◆ REQUIREMENT
Return the material exactly, first line through the line containing "ax.axis('off')", and nothing more. Pictures stay out.
>> begin GIVEN MATERIAL
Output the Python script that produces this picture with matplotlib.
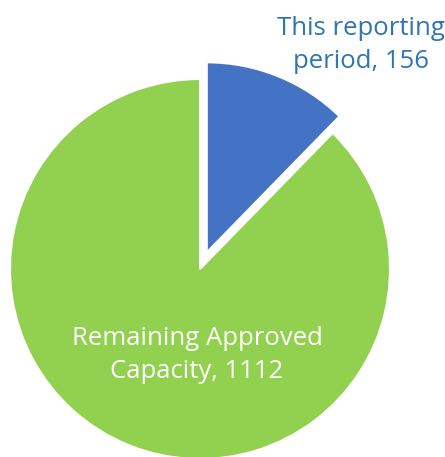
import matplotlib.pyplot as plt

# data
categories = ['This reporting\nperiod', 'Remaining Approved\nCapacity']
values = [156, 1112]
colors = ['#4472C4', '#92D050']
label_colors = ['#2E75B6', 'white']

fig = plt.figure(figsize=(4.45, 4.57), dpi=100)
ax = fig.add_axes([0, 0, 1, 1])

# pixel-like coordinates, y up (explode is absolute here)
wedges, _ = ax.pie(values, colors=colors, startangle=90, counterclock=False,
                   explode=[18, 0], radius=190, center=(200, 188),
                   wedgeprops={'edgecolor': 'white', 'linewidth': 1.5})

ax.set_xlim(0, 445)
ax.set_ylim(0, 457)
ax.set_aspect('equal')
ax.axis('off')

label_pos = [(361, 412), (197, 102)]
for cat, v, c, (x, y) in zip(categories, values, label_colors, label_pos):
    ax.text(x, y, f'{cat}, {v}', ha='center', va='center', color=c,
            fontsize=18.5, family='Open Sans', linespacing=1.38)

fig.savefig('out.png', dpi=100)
>> end GIVEN MATERIAL
◆ WRITTEN ANSWER
Output the Python script that produces this picture with matplotlib.
import matplotlib.pyplot as plt

# data
categories = ['This reporting\nperiod', 'Remaining Approved\nCapacity']
values = [156, 1112]
colors = ['#4472C4', '#92D050']
label_colors = ['#2E75B6', 'white']

fig = plt.figure(figsize=(4.45, 4.57), dpi=100)
ax = fig.add_axes([0, 0, 1, 1])

# pixel-like coordinates, y up (explode is absolute here)
wedges, _ = ax.pie(values, colors=colors, startangle=90, counterclock=False,
                   explode=[18, 0], radius=190, center=(200, 188),
                   wedgeprops={'edgecolor': 'white', 'linewidth': 1.5})

ax.set_xlim(0, 445)
ax.set_ylim(0, 457)
ax.set_aspect('equal')
ax.axis('off')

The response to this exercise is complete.